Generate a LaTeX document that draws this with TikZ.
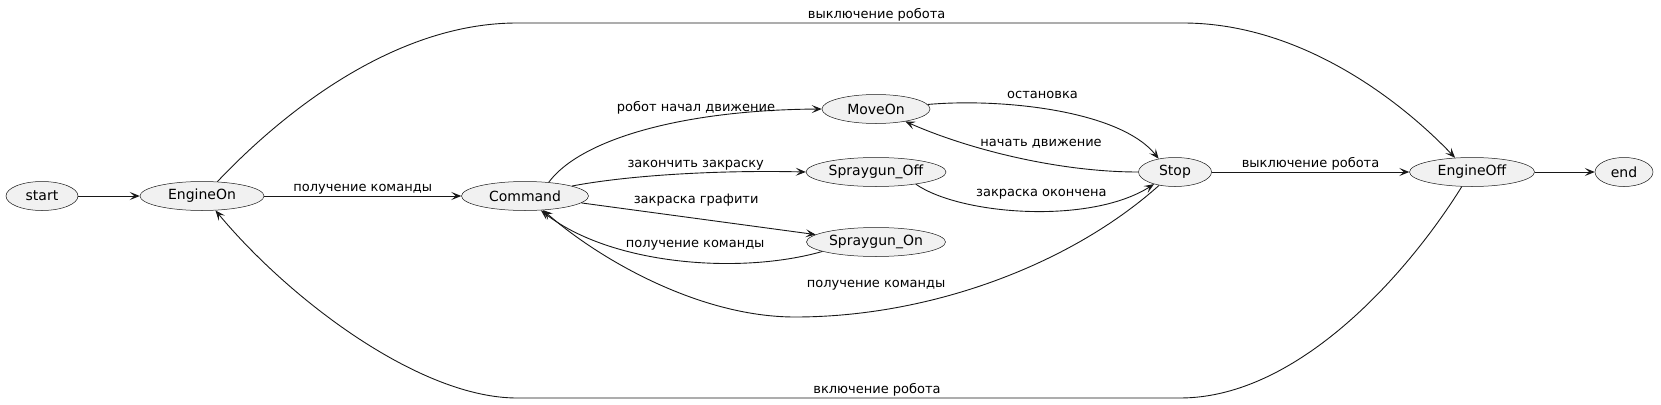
\documentclass[tikz,border=0pt]{standalone}
\usepackage{fontspec}
\setmainfont{DejaVu Sans}
\usetikzlibrary{shapes.geometric, arrows.meta}
\definecolor{stfill}{HTML}{F1F1F1}
\definecolor{stline}{HTML}{181818}
\begin{document}
\begin{tikzpicture}[x=1pt, y=-1pt,
        state/.style={ellipse, draw=stline, line width=0.5pt, fill=stfill, inner sep=0pt,
            minimum height=29pt, minimum width=#1, font=\fontsize{14}{16}\selectfont},
        arr/.style={-{Stealth[length=10pt, width=8pt, inset=4.5pt]}, draw=stline, line width=0.9pt},
        lbl/.style={font=\fontsize{13}{15}\selectfont, inner sep=1pt}]
    \useasboundingbox (0,0) rectangle (1661,404);

    % states
    \node (start) [state=72pt] at (42,196) {start};
    \node (engineon) [state=124pt] at (202,196) {EngineOn};
    \node (command) [state=127pt] at (525,196) {Command};
    \node (moveon) [state=108pt] at (876,109) {MoveOn};
    \node (sprayoff) [state=140pt] at (876,172) {Spraygun\_Off};
    \node (sprayon) [state=139pt] at (876,242) {Spraygun\_On};
    \node (stop) [state=73pt] at (1175,172) {Stop};
    \node (engineoff) [state=125pt] at (1472,172) {EngineOff};
    \node (finish) [state=58pt] at (1624,172) {end};

    % transitions
    \draw[arr] (start) -- (engineon);
    \draw[arr] (engineon) -- (command) node[lbl, midway, above] {получение команды};
    \draw[arr] (engineon.43) .. controls (290,105) and (400,23) .. (517,23) -- (1183,23)
        node[lbl, pos=0.54, above] {выключение робота}
        .. controls (1300,23) and (1400,100) .. (engineoff.140);
    \draw[arr] (engineoff.235) .. controls (1410,270) and (1300,398) .. (1180,398) -- (517,398)
        node[lbl, pos=0.457, above] {включение робота}
        .. controls (420,398) and (290,300) .. (engineon.313);

    \draw[arr] (command.30) .. controls (580,140) and (680,110) .. (moveon.west)
        node[lbl, pos=0.67, above=3.5pt] {робот начал движение};
    \draw[arr] (command.12) .. controls (630,175) and (720,170) .. (sprayoff.west)
        node[lbl, pos=0.57, above=2pt] {закончить закраску};
    \draw[arr] (command.-7) -- (sprayon.173) node[lbl, pos=0.49, above=10.5pt] {закраска графити};
    \draw[arr] (sprayon.190) .. controls (740,275) and (610,265) .. (command.318)
        node[lbl, pos=0.44, above=10.5pt] {получение команды};
    \draw[arr] (stop.220) .. controls (1070,265) and (930,317) .. (795,317)
        node[lbl, pos=0.8, above=19pt] {получение команды}
        .. controls (700,317) and (600,260) .. (command.322);

    \draw[arr] (moveon.5) .. controls (1000,98) and (1120,110) .. (stop.141)
        node[lbl, pos=0.45, above=8pt] {остановка};
    \draw[arr] (stop.west) .. controls (1060,172) and (970,150) .. (moveon.337)
        node[lbl, pos=0.4, above=13pt] {начать движение};
    \draw[arr] (sprayoff.343) .. controls (960,215) and (1090,225) .. (stop.210)
        node[lbl, pos=0.55, above=10pt] {закраска окончена};

    \draw[arr] (stop) -- (engineoff) node[lbl, midway, above] {выключение робота};
    \draw[arr] (engineoff) -- (finish);
\end{tikzpicture}
\end{document}
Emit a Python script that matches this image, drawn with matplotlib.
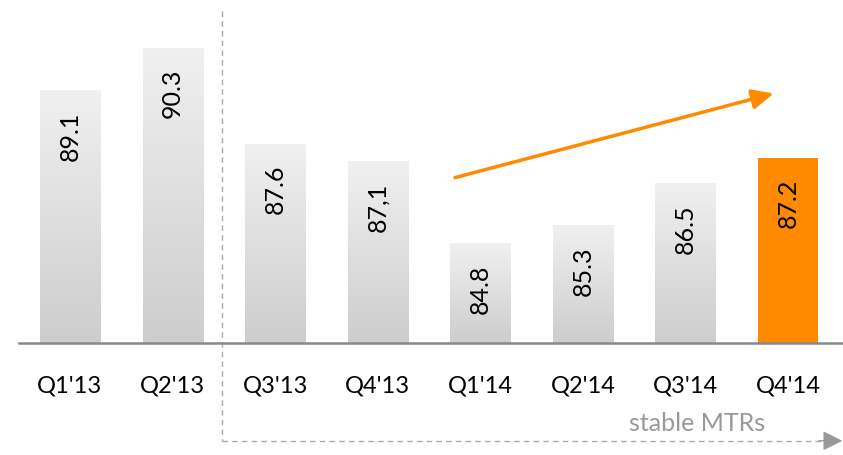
========================
■ **What is being asked**: Leave out the pictures and output the rest of the material exactly as written.

■ **The reply**:
Generate a LaTeX document that draws this with TikZ.
\documentclass[tikz,border=0pt]{standalone}
\usepackage{fontspec}
\setmainfont{DejaVu Sans}
\usetikzlibrary{shapes.geometric, arrows.meta}
\definecolor{stfill}{HTML}{F1F1F1}
\definecolor{stline}{HTML}{181818}
\begin{document}
\begin{tikzpicture}[x=1pt, y=-1pt,
        state/.style={ellipse, draw=stline, line width=0.5pt, fill=stfill, inner sep=0pt,
            minimum height=29pt, minimum width=#1, font=\fontsize{14}{16}\selectfont},
        arr/.style={-{Stealth[length=10pt, width=8pt, inset=4.5pt]}, draw=stline, line width=0.9pt},
        lbl/.style={font=\fontsize{13}{15}\selectfont, inner sep=1pt}]
    \useasboundingbox (0,0) rectangle (1661,404);

    % states
    \node (start) [state=72pt] at (42,196) {start};
    \node (engineon) [state=124pt] at (202,196) {EngineOn};
    \node (command) [state=127pt] at (525,196) {Command};
    \node (moveon) [state=108pt] at (876,109) {MoveOn};
    \node (sprayoff) [state=140pt] at (876,172) {Spraygun\_Off};
    \node (sprayon) [state=139pt] at (876,242) {Spraygun\_On};
    \node (stop) [state=73pt] at (1175,172) {Stop};
    \node (engineoff) [state=125pt] at (1472,172) {EngineOff};
    \node (finish) [state=58pt] at (1624,172) {end};

    % transitions
    \draw[arr] (start) -- (engineon);
    \draw[arr] (engineon) -- (command) node[lbl, midway, above] {получение команды};
    \draw[arr] (engineon.43) .. controls (290,105) and (400,23) .. (517,23) -- (1183,23)
        node[lbl, pos=0.54, above] {выключение робота}
        .. controls (1300,23) and (1400,100) .. (engineoff.140);
    \draw[arr] (engineoff.235) .. controls (1410,270) and (1300,398) .. (1180,398) -- (517,398)
        node[lbl, pos=0.457, above] {включение робота}
        .. controls (420,398) and (290,300) .. (engineon.313);

    \draw[arr] (command.30) .. controls (580,140) and (680,110) .. (moveon.west)
        node[lbl, pos=0.67, above=3.5pt] {робот начал движение};
    \draw[arr] (command.12) .. controls (630,175) and (720,170) .. (sprayoff.west)
        node[lbl, pos=0.57, above=2pt] {закончить закраску};
    \draw[arr] (command.-7) -- (sprayon.173) node[lbl, pos=0.49, above=10.5pt] {закраска графити};
    \draw[arr] (sprayon.190) .. controls (740,275) and (610,265) .. (command.318)
        node[lbl, pos=0.44, above=10.5pt] {получение команды};
    \draw[arr] (stop.220) .. controls (1070,265) and (930,317) .. (795,317)
        node[lbl, pos=0.8, above=19pt] {получение команды}
        .. controls (700,317) and (600,260) .. (command.322);

    \draw[arr] (moveon.5) .. controls (1000,98) and (1120,110) .. (stop.141)
        node[lbl, pos=0.45, above=8pt] {остановка};
    \draw[arr] (stop.west) .. controls (1060,172) and (970,150) .. (moveon.337)
        node[lbl, pos=0.4, above=13pt] {начать движение};
    \draw[arr] (sprayoff.343) .. controls (960,215) and (1090,225) .. (stop.210)
        node[lbl, pos=0.55, above=10pt] {закраска окончена};

    \draw[arr] (stop) -- (engineoff) node[lbl, midway, above] {выключение робота};
    \draw[arr] (engineoff) -- (finish);
\end{tikzpicture}
\end{document}
Emit a Python script that matches this image, drawn with matplotlib.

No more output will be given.